Exercise goal -> Could you write out the records below exactly as they appear, leaving out any pictures?

┄┄┄┄┄┄┄┄┄┄

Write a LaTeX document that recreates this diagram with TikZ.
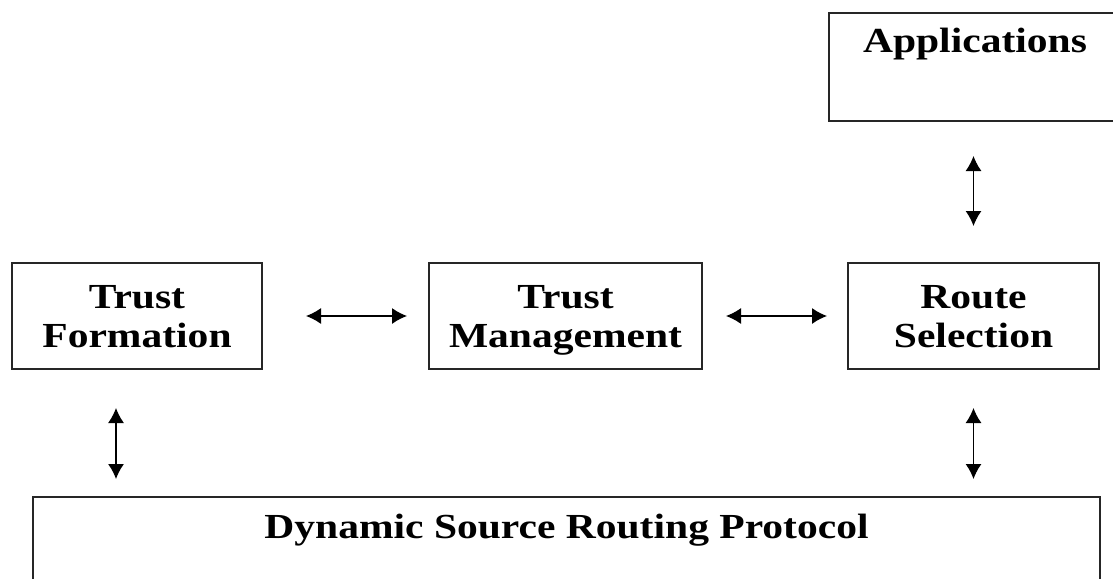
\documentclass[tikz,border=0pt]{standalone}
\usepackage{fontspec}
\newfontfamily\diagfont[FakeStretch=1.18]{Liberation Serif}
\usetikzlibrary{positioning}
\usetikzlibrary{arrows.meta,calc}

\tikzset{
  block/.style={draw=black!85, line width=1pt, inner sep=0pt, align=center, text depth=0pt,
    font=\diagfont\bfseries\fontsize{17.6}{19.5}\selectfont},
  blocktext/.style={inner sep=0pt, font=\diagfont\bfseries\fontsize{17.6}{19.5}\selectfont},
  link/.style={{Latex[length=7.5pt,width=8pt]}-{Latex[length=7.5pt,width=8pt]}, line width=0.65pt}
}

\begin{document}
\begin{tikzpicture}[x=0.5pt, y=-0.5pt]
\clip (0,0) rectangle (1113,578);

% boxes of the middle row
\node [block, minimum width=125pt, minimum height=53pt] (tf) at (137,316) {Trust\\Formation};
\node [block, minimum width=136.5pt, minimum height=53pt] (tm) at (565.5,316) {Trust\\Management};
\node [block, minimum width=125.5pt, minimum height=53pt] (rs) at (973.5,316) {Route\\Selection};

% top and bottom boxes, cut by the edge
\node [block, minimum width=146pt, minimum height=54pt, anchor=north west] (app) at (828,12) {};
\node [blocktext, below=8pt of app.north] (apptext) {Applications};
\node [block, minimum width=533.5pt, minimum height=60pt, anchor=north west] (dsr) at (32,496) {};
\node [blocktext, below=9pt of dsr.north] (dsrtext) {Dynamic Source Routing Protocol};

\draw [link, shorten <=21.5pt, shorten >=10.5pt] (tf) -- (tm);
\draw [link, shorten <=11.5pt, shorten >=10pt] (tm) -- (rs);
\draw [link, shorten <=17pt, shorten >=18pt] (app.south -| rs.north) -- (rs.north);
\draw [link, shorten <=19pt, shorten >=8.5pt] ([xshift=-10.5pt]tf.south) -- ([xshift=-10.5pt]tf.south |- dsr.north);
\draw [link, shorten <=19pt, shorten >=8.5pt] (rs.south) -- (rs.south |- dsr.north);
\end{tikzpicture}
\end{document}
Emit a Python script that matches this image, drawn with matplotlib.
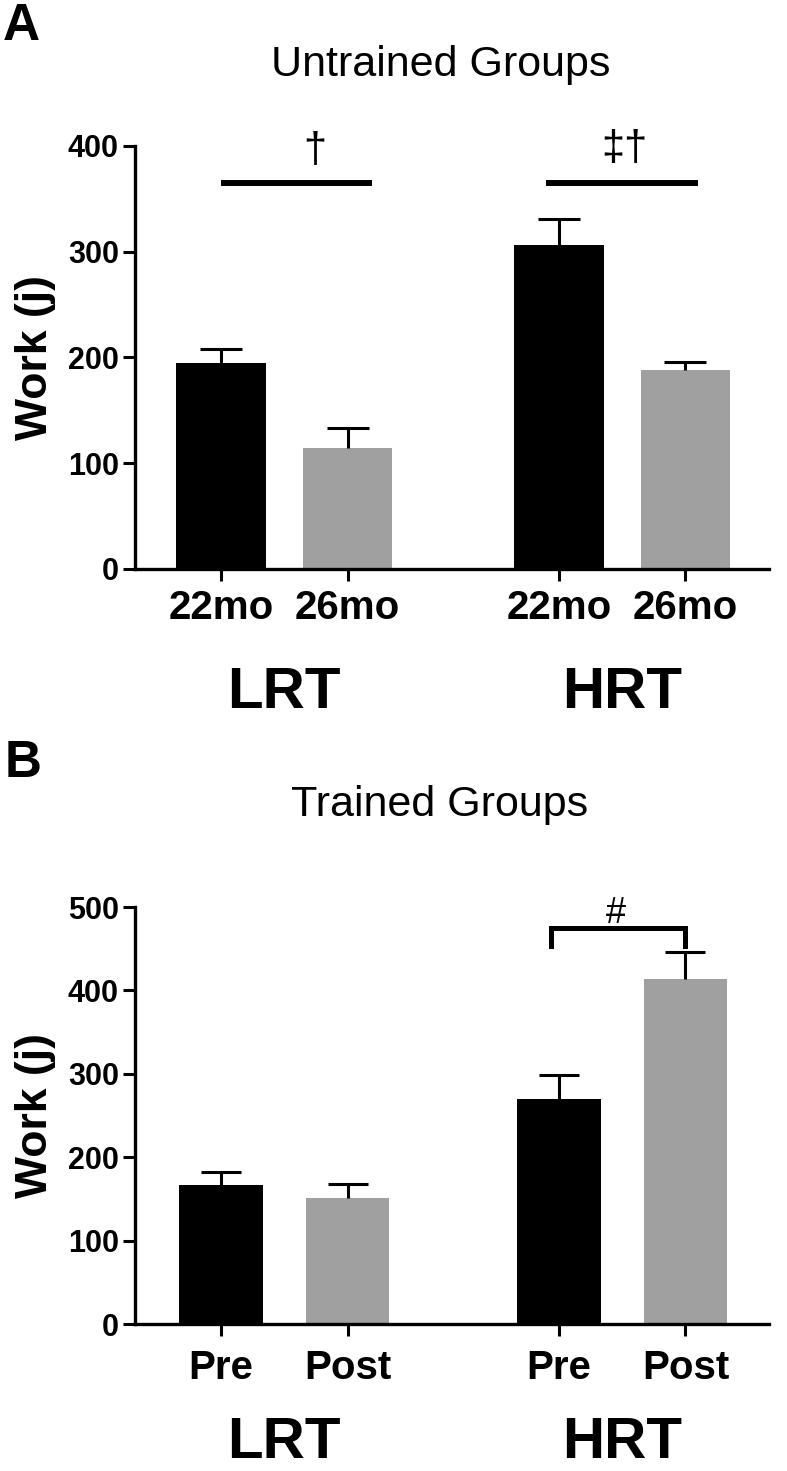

┄┄┄┄┄┄┄┄┄┄

Answer to this task ->
Write a LaTeX document that recreates this diagram with TikZ.
\documentclass[tikz,border=0pt]{standalone}
\usepackage{fontspec}
\newfontfamily\diagfont[FakeStretch=1.18]{Liberation Serif}
\usetikzlibrary{positioning}
\usetikzlibrary{arrows.meta,calc}

\tikzset{
  block/.style={draw=black!85, line width=1pt, inner sep=0pt, align=center, text depth=0pt,
    font=\diagfont\bfseries\fontsize{17.6}{19.5}\selectfont},
  blocktext/.style={inner sep=0pt, font=\diagfont\bfseries\fontsize{17.6}{19.5}\selectfont},
  link/.style={{Latex[length=7.5pt,width=8pt]}-{Latex[length=7.5pt,width=8pt]}, line width=0.65pt}
}

\begin{document}
\begin{tikzpicture}[x=0.5pt, y=-0.5pt]
\clip (0,0) rectangle (1113,578);

% boxes of the middle row
\node [block, minimum width=125pt, minimum height=53pt] (tf) at (137,316) {Trust\\Formation};
\node [block, minimum width=136.5pt, minimum height=53pt] (tm) at (565.5,316) {Trust\\Management};
\node [block, minimum width=125.5pt, minimum height=53pt] (rs) at (973.5,316) {Route\\Selection};

% top and bottom boxes, cut by the edge
\node [block, minimum width=146pt, minimum height=54pt, anchor=north west] (app) at (828,12) {};
\node [blocktext, below=8pt of app.north] (apptext) {Applications};
\node [block, minimum width=533.5pt, minimum height=60pt, anchor=north west] (dsr) at (32,496) {};
\node [blocktext, below=9pt of dsr.north] (dsrtext) {Dynamic Source Routing Protocol};

\draw [link, shorten <=21.5pt, shorten >=10.5pt] (tf) -- (tm);
\draw [link, shorten <=11.5pt, shorten >=10pt] (tm) -- (rs);
\draw [link, shorten <=17pt, shorten >=18pt] (app.south -| rs.north) -- (rs.north);
\draw [link, shorten <=19pt, shorten >=8.5pt] ([xshift=-10.5pt]tf.south) -- ([xshift=-10.5pt]tf.south |- dsr.north);
\draw [link, shorten <=19pt, shorten >=8.5pt] (rs.south) -- (rs.south |- dsr.north);
\end{tikzpicture}
\end{document}
Emit a Python script that matches this image, drawn with matplotlib.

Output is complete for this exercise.